- IATA: VYS; ICAO: KVYS; FAA LID: VYS;

Summary
- Airport type: Public
- Owner/Operator: City of Peru
- Serves: Peru, Illinois
- Opened: 1985
- Elevation AMSL: 654 ft (199 m)
- Coordinates: 41°21′07″N 089°09′11″W﻿ / ﻿41.35194°N 89.15306°W
- Website: www.peru.il.us/airport

Map
- VYS Location of airport in IllinoisVYSVYS (the United States)

Runways
| Direction | Length |  | Surface |
| ft | m |
| 18/36 | 6,000 | 1,829 | Asphalt |
| 7/25 | 4,000 | 1,219 | Asphalt |

Statistics (2021)
- Aircraft operations: 21,000
- Based aircraft: 51
- Source: Federal Aviation Administration

= Illinois Valley Regional Airport =

Illinois Valley Regional Airport , also known as Walter Duncan Field, is a city-owned, public-use airport located 1 nmi northwest of the central business district of Peru, a city in LaSalle County, Illinois, United States. The airport hosts the TBM Avenger Reunion every year in May.

The airport also has a flying club that offers aircraft rental, flight training, and events such as fly-in breakfasts.

== History ==
Ground was broken for the airport in June 1985. It was due to open in mid October of that year, but poor weather delayed work. Operations at the airport began a couple weeks later on November 1st.

Thrifty Car Rental opened an office at the airport in November 2000.

The airport began hosting the TBM Avenger Reunion in 2016. An OSF Life Flight hangar was also opened that year.

In 2021, the city agreed to the construction of a 5,760 sqft hangar and the relocation of another to expand an existing hangar.

== Facilities and aircraft ==

=== Facilities ===
Illinois Valley Regional Airport covers an area of 200 acre at an elevation of 654 ft above mean sea level.

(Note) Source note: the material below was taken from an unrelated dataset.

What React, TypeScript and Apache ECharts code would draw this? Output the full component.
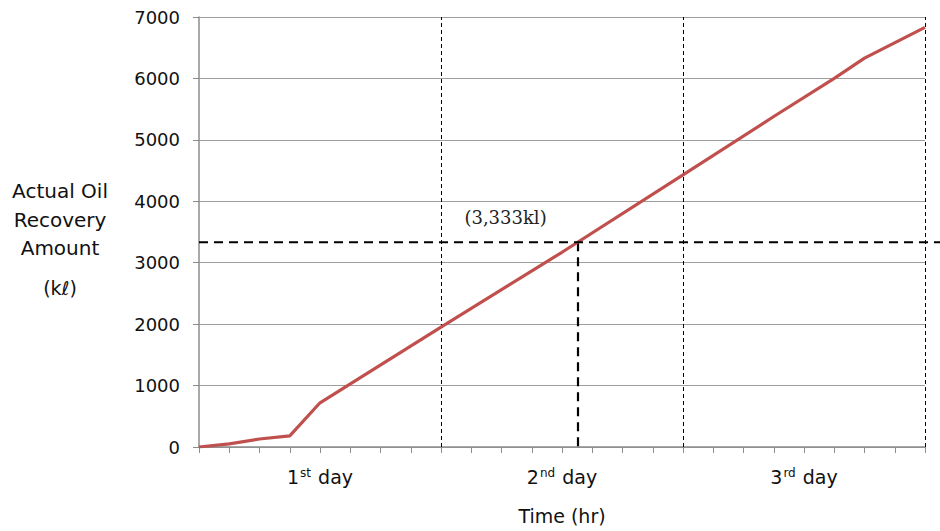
import React, { useEffect, useRef } from "react";
import * as echarts from "echarts";

const hours = [0, 3, 6, 9, 12, 24, 36, 48, 57, 63, 66, 72];
const recovery = [0, 50, 130, 180, 720, 1950, 3170, 4430, 5380, 6000, 6330, 6830];
const dayLines = [24, 48, 72];
const dayLabels: Record<number, [string, string]> = { 12: ["1", "st"], 36: ["2", "nd"], 60: ["3", "rd"] };
const crossHour = 37.6;
const crossValue = 3333;
const annotation = "(3,333kl)";
const annotationPos = [30.4, 3740];
const yTitleLines = ["Actual Oil", "Recovery", "Amount"];
const yUnit = "(kℓ)";
const xTitle = "Time (hr)";

const FONT = "DejaVu Sans";

export default function App() {
  const ref = useRef<HTMLDivElement>(null);
  useEffect(() => {
    const chart = echarts.init(ref.current!, null, { renderer: "svg" });
    chart.setOption({
      animation: false,
      backgroundColor: "#fff",
      grid: { left: 199, right: 15, top: 17, bottom: 84, containLabel: false },
      xAxis: {
        type: "value",
        min: 0,
        max: 72,
        interval: 3,
        name: xTitle,
        nameLocation: "middle",
        nameGap: 59,
        nameTextStyle: { fontFamily: FONT, fontSize: 19, color: "#111" },
        axisLine: { show: true, lineStyle: { color: "#8c8c8c", width: 1.5 } },
        axisTick: { show: true, length: 6, lineStyle: { color: "#8c8c8c" } },
        splitLine: { show: false },
        axisLabel: {
          margin: 20,
          interval: 0,
          showMinLabel: true,
          showMaxLabel: true,
          formatter: (v: number) => {
            const d = dayLabels[v];
            return d ? `{n|${d[0]}}{s|${d[1]}}{n| day}` : "";
          },
          rich: {
            n: { fontFamily: FONT, fontSize: 19, color: "#111" },
            s: { fontFamily: FONT, fontSize: 12, color: "#111", padding: [0, 1, 8, 1] },
          },
        },
      },
      yAxis: {
        type: "value",
        min: 0,
        max: 7000,
        interval: 1000,
        axisLine: { show: true, lineStyle: { color: "#8c8c8c", width: 1.5 } },
        axisTick: { show: true, length: 6, lineStyle: { color: "#8c8c8c" } },
        splitLine: { show: true, lineStyle: { color: "#9e9e9e", width: 1 } },
        axisLabel: {
          margin: 19,
          fontFamily: FONT,
          fontSize: 18,
          color: "#111",
          formatter: (v: number) => String(v),
        },
      },
      series: [
        {
          type: "line",
          data: hours.map((h, i) => [h, recovery[i]]),
          showSymbol: false,
          symbol: "none",
          lineStyle: { color: "#c0504d", width: 3.2 },
          z: 5,
          markLine: {
            silent: true,
            symbol: "none",
            label: { show: false },
            data: [
              ...dayLines.map((d) => ({
                xAxis: d,
                lineStyle: { color: "#000", type: [4, 3], width: 1 },
              })),
              [
                { coord: [crossHour, crossValue], lineStyle: { color: "#000", type: [9, 6], width: 2.2 } },
                { coord: [crossHour, 0] },
              ],
            ],
          },
          markPoint: {
            symbol: "circle",
            symbolSize: 0,
            data: [
              {
                coord: annotationPos,
                label: {
                  show: true,
                  position: "inside",
                  formatter: annotation,
                  fontFamily: "DejaVu Serif",
                  fontSize: 18,
                  color: "#222",
                },
              },
            ],
          },
        },
      ],
    });
    const p = chart.convertToPixel({ gridIndex: 0 }, [0, crossValue]) as number[];
    const txt = (text: string, y: number, size: number) => ({
      type: "text",
      x: 60,
      y,
      style: {
        text,
        fontFamily: FONT,
        fontSize: size,
        fill: "#111",
        textAlign: "center",
        textVerticalAlign: "middle",
      },
    });
    chart.setOption({
      graphic: [
        {
          type: "line",
          shape: { x1: p[0], y1: p[1], x2: 940, y2: p[1] },
          style: { stroke: "#000", lineWidth: 2.2, lineDash: [9, 6] },
          z: 10,
        },
        txt(yTitleLines[0], 191, 20),
        txt(yTitleLines[1], 220, 20),
        txt(yTitleLines[2], 248, 20),
        txt(yUnit, 288, 19),
      ],
    });
    return () => chart.dispose();
  }, []);
  return (
    <div
      ref={ref}
      style={{ position: "absolute", left: 0, top: 0, width: 940, height: 531, background: "#fff" }}
    />
  );
}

It has two runways, one designated 18/36 with an asphalt surface measuring 5,999 by 100 feet (1,829 x 30 m) and a second designated 7/25 with an asphalt surface measuring 3,999 by 75 feet.

A number of construction projects began at the airport in 2022 to upgrade facilities. The airport plans on extending the airport's major taxiway as well as adding five new hangars.

The airport has a fixed-base operator that offers services such as catering, ground and cargo handling, and ground power units for transient aircraft as well as hangars for long-term storage. The facility offers charter flights. Meeting rooms, a lounge, a weather briefing station, and courtesy cars are also available.

=== Aircraft ===
For the 12-month period ending May 31, 2021, the airport had 21,000 aircraft operations, an average of 57 per day: 98% general aviation, 1% air taxi, and <1% military. At that time, there were 51 aircraft based at this airport: 35 single-engine airplanes, 14 helicopters, and 2 jets.

== Accidents and incidents ==

- On March 13, 2004, a Piper PA-28 Cherokee was substantially damaged at the Illinois Valley Regional Airport when its right main landing gear collapsed during landing. The dual student, a non-current private pilot receiving instruction for a flight review, was doing touch-and-goes when he reached for and partially retracted the landing gear lever instead of the flap lever. The student and instructor both realized the error before the gear flap was fully retracted but not before the right main gear collapsed. The aircraft veered to the right and the nose gear subsequently collapsed. The probable cause of the accident was found to be the inadvertent landing gear retraction by the dual student during the landing roll.
- On June 18, 2006, an amateur-built Good RV-6A airplane and an amateur-built Turner RV-8 airplane collided mid-air at the Illinois Valley Regional Airport. Both airplanes were part a four aircraft formation preparing to land at the time of the accident in preparation for the Illinois Valley Air Show. The pilot of the RV-8, the leader of the formation, reported that he started to turn to enter the downwind leg to the runway's traffic pattern. Soon after starting the turn towards the runway, he felt the impact of the other airplane. A witness on the ground reported the RV-6 was late in initiating a climb with the formation and then climbed sharply and steeply, hitting the RV-8. The probable cause of the accident was found to be the pilot's failure to maintain clearance with the lead airplane during the overhead recovery maneuver prior to landing.